Years ago teachers were taught that eau de Nil (an insipid green quite unlike the Nile!) was calming whereas orange would make children a little hyper. The evidence of any of this however is poor. We do know that red wakes you up in the morning (hence all those red dresses and clothes on breakfast TV shows) but really what is more important is a bit of variety. If you are lucky enough to have (or afford) a colour changing lightbulb or two, just use them to keep your ‘space’ changed as time goes by. Or add bits of spot colour by swapping in cushions or hanging things around the place – just bits and pieces, not whole walls!
Walls reflect light. White paint on walls reflects more light than coloured paint. Dark colours soak up light. In our project we have become enthusiasts for Dulux Light and Space paint, in white. If you get bored at home take a day to repaint your walls with this clever paint – it reflects a LOT more light than standard emulsion paint and it is only slightly more expensive. Worth doing; this may all go on for some time.
This is a hugely important variable. Again, it is complex and more details are here. We measure CO2 in ppm (part per million) and anything over 1,000ppm begins to impact on your learning and thinking. Our little Learnometer.net boxes measure CO2 and much more for schools and colleges, but for your home space it is enough to know that CO2 is a heavy gas, hangs around in a room and we all exhale it as we breathe. A room can get to 1,000ppm surprisingly quickly. The more people in the room the faster that threshold is reached.

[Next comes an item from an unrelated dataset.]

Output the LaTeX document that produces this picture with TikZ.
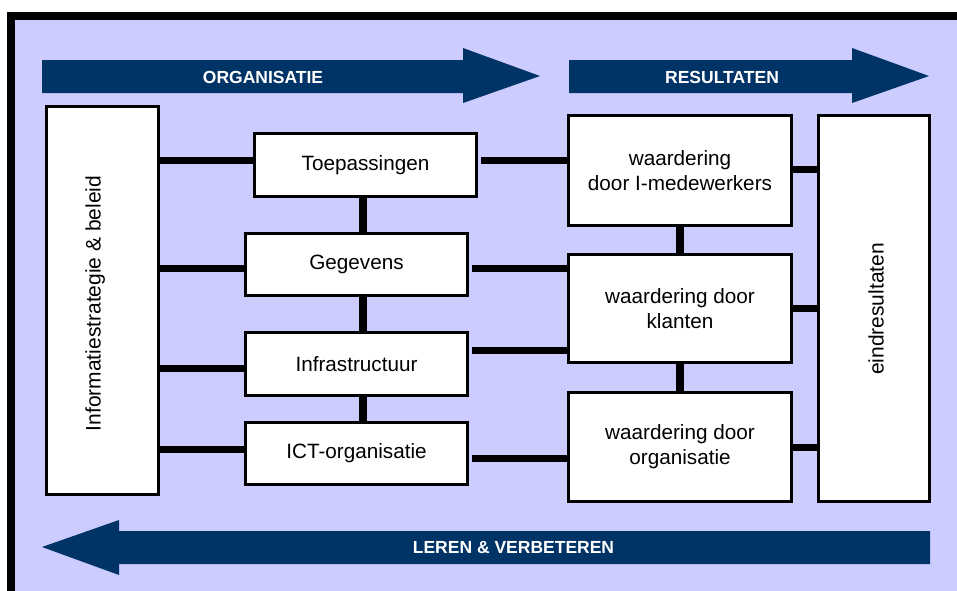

But there are simple solutions – keeping doors open lets the CO2 pour out of the room. Plants are your friends though. Through photosynthesis plants absorb CO2 and give back oxygen in daylight hours. So three or four biggish household plants (Aloe Vera, Sansevieria Trifasciata, that kind of thing) will do more than enough work to keep your room oxygen rich rather than CO2 flooded. In schools we really see a substantial behaviour problem resulting from the disengagement that too much CO2 brings, so spend some time on this bit of the makeover in your home.
Noise and music
There is a lot of research about this, some of it surprising. We did our own as well. We concluded from all of this that:
- quiet music is less distracting than silence – perhaps because in silence you hear all kinds of little bits of noise and your ears strain to make sense of them.

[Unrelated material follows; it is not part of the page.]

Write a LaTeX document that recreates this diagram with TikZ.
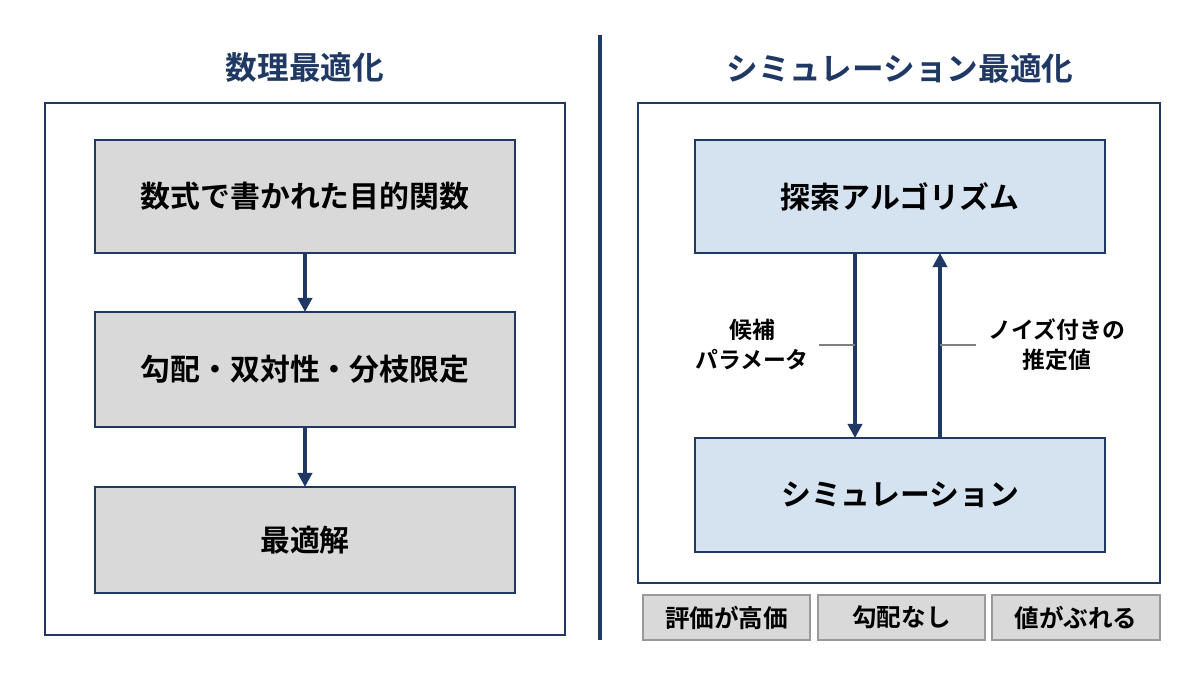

- however, if the music is at all loud, then it is also distracting. “Too loud” varies from person to person but it is usually much lower than you might expect. Keep the music down very low.
- if the music has a lyric that you know it appears that the bit of your brain that sings along with the lyric is also the bit that does writing / reading and that is not helpful. So no lyrics.
- and finally if there is a noise, or music, with faster than around 75 beats per minute (eg a noisy fan) then that is unexpectedly distracting already. By 100 bpm it is really distracting. Led Zeppelin’s Stairway to Heaven is at about 65 bpm as an indicator. In classical music Andante would be too fast.
So in summary – go with music that is quiet, has no lyrics and is quite slow.
At the risk of seeming a bit New Age, smells matter. After we came across a school that opened every morning to the seductive smell of fresh bread, we looked at evidence of other positive smells. Mainly, we found that Rosemary has a quite substantial and positive effect on memory.
Shakepeare said “There’s rosemary, that’s for remembrance…” and turns out, he was right! Rubbing your hands on a Rosemary plant and sniffing them really does help short term memory. But Lavendar will send you to sleep, so keep away from that!